You may be aware of the brouhaha regarding the United States Postal Services. They, like so many of you, are in a spot of bother, money-wise. Apparently, more people are not sending post more often than they used to not to, and now the poor postmaster is wringing his hands in despair. I sympathise, I do. However, I was more than alarmed when I read of his plan to remedy this situation.
No Saturday deliveries.
Did your heart miss a beat when you read that? Mine surely did (when I watched Christopher type it.) It’s clearly a decision that reeks of bigotry (there’s so little Jews can do on the Sabbath, why deny them the pleasure of receiving some post?). Even more disturbing is the plain fact that eliminating Saturday mail delivery goes against everything that great nation stands for. Postmaster General Donahoe might as well have said he planned to set alight the old Stars and Stripes, because both acts are identical in terms of their anti-American sentiment.
The reason the Post Office is so symbolic of the very nature of American goodness is because of the way it benefits all Americans, even those poor unfortunates. In fact, Benjamin Franklin first laid out the concept of a United States Post Office in 1775 as part of the country’s first truly social service. In his initial proposal, he wrote:
While we hope that starting this war with England will cut down on some of our population declared of unsound mind, I am concerned that we will still be left with some undesirables, loitering the streets and distressing our womenfolk. Let us invent an institution where they can stay busy doing something productive, without us having to engage in any prolonged interaction with them.
And so the Postal Office was born and has been providing work for mentals for well over 200 years. All people, whether rich or poor, black or white, educated or illiterate, could share in the joy of relaxing on a Saturday afternoon while reading one’s post (though admittedly the illiterate probably found it slightly less satisfying). Saturday delivery told the average American that the government cares about him as an individual; it was if US Mail were saying, “Just because the work week is over, pal, don’t think we’ve forgotten how important your Sports Illustrated Swimsuit Issue is to you, ol’ buddy.” And now not only is the Postmaster going to denying that individual his early Saturday afternoon wank, but he’s also rubbing salt in it by effectively spitting in his eye.

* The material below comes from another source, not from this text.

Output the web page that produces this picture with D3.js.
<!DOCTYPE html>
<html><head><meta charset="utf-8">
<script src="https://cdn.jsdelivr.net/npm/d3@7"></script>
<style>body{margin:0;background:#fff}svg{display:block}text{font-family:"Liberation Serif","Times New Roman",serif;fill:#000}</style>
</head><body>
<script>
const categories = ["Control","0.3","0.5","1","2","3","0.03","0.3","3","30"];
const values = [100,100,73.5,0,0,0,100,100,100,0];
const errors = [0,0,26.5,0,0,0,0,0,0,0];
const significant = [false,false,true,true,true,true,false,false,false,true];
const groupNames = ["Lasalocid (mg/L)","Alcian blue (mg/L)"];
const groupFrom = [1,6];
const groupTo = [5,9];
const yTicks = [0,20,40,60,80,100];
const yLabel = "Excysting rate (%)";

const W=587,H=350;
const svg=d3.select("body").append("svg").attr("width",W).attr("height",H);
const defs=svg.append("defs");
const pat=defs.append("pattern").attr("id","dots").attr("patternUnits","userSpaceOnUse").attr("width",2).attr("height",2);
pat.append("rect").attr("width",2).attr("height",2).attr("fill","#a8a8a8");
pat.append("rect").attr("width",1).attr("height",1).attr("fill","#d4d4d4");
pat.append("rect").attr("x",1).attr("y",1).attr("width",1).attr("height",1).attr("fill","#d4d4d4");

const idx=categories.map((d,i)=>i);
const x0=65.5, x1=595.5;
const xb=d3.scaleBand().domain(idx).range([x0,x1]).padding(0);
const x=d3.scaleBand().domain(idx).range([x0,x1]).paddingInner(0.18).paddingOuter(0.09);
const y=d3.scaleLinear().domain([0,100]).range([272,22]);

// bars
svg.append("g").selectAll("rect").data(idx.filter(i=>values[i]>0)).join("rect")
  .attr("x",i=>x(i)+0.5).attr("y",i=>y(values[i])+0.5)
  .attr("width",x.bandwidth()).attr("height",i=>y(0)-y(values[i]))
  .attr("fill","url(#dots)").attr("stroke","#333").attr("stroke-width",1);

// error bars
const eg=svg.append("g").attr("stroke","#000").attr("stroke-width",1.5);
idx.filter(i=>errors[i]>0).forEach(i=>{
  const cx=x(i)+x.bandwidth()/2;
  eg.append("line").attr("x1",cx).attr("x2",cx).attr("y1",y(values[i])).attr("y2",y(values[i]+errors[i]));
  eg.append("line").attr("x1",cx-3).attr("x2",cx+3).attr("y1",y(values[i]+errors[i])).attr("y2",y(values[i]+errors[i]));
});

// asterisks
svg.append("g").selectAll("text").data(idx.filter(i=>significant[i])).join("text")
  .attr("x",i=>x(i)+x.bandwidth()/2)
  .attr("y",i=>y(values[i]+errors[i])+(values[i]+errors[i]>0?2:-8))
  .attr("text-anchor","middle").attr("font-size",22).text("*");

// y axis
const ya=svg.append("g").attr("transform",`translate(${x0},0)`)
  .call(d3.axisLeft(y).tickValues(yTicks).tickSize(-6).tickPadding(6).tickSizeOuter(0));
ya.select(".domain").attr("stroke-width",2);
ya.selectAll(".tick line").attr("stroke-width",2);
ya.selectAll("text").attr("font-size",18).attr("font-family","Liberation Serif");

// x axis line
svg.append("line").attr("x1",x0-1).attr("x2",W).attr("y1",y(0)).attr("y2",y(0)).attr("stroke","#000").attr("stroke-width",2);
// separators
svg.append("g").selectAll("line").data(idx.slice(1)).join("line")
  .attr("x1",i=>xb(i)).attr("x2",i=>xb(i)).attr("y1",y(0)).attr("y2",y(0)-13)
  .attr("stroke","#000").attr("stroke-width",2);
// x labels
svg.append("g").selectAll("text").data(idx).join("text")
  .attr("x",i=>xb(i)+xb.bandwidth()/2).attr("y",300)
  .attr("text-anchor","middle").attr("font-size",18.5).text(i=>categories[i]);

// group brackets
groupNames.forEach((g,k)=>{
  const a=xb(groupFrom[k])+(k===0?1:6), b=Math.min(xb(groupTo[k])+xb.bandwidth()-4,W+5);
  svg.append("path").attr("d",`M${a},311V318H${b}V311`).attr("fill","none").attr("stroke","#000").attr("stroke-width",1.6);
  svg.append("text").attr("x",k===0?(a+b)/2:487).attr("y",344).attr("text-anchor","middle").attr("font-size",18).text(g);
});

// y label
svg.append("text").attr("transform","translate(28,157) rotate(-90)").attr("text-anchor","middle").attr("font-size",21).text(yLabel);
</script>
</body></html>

Disgusting.
Of course my greatest personal concern about this shocking business is my American fans. As hard as it may be for some of you to imagine, I have a rather colossal following among non-Internet users, including but not limited to geriatrics. Each Tuesday, I send Christopher to the post office to mail off the previous week’s updates in paper form. This allows said fans to receive said paper updates on Saturday afternoons, so that they can peruse them while they are at home waiting for that phone call from the grandchildren that will never come. When the USPS desists Saturday delivery this August, I may have to start sending Christopher out on Mondays, which is the day that he drives me to my Jazzercise class. I can’t believe that I will be required to rearrange my entire life because one selfish government service cannot keep its books in order.

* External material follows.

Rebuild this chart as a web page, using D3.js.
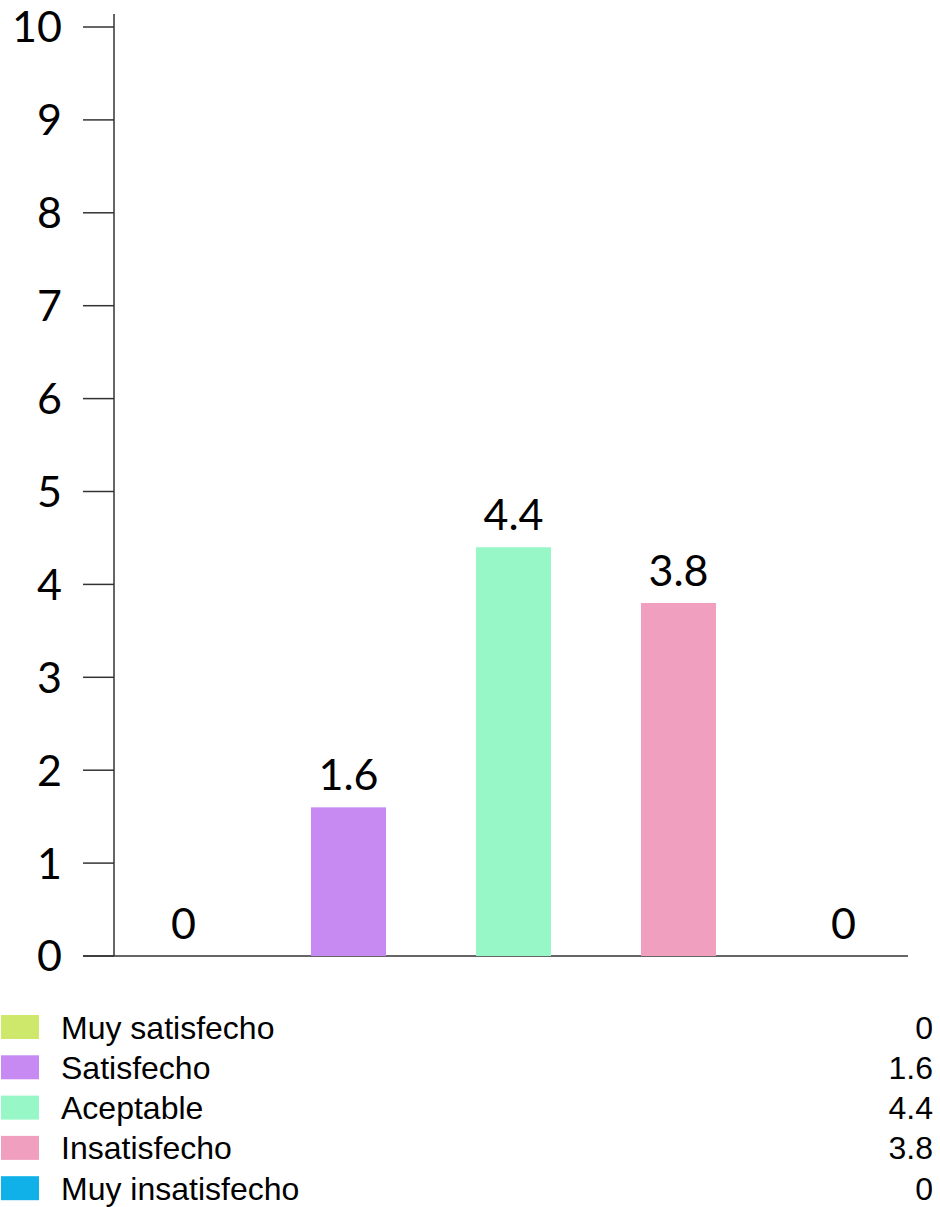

It surprises me that the PO has missed the blaringly obvious solution to this dilemma: eliminate all restrictions on what can be sent through the post BUT add a hefty surcharge to such packages. Think of all the potential revenue. A wedding guest unable to attend would gladly pay a little extra to send a bottle of intoxicating liquor (or a bag of hashish, if that’s their thang) to the bride and groom. An absentee dad in Cali who’d like to send his east coast son a hamster would find no trouble accepting the higher cost to be able to bring a smile to his little boy’s face. Someone who is really into knives might want to send some knives to someone else who is really into knives. The possibilities are endless.
I don’t doubt this suggestion will be ignored by Patrick R Donohoe, because I hear he likes nothing better than watching fatherless children cry. But I hope he knows just how really, really cross I am with him.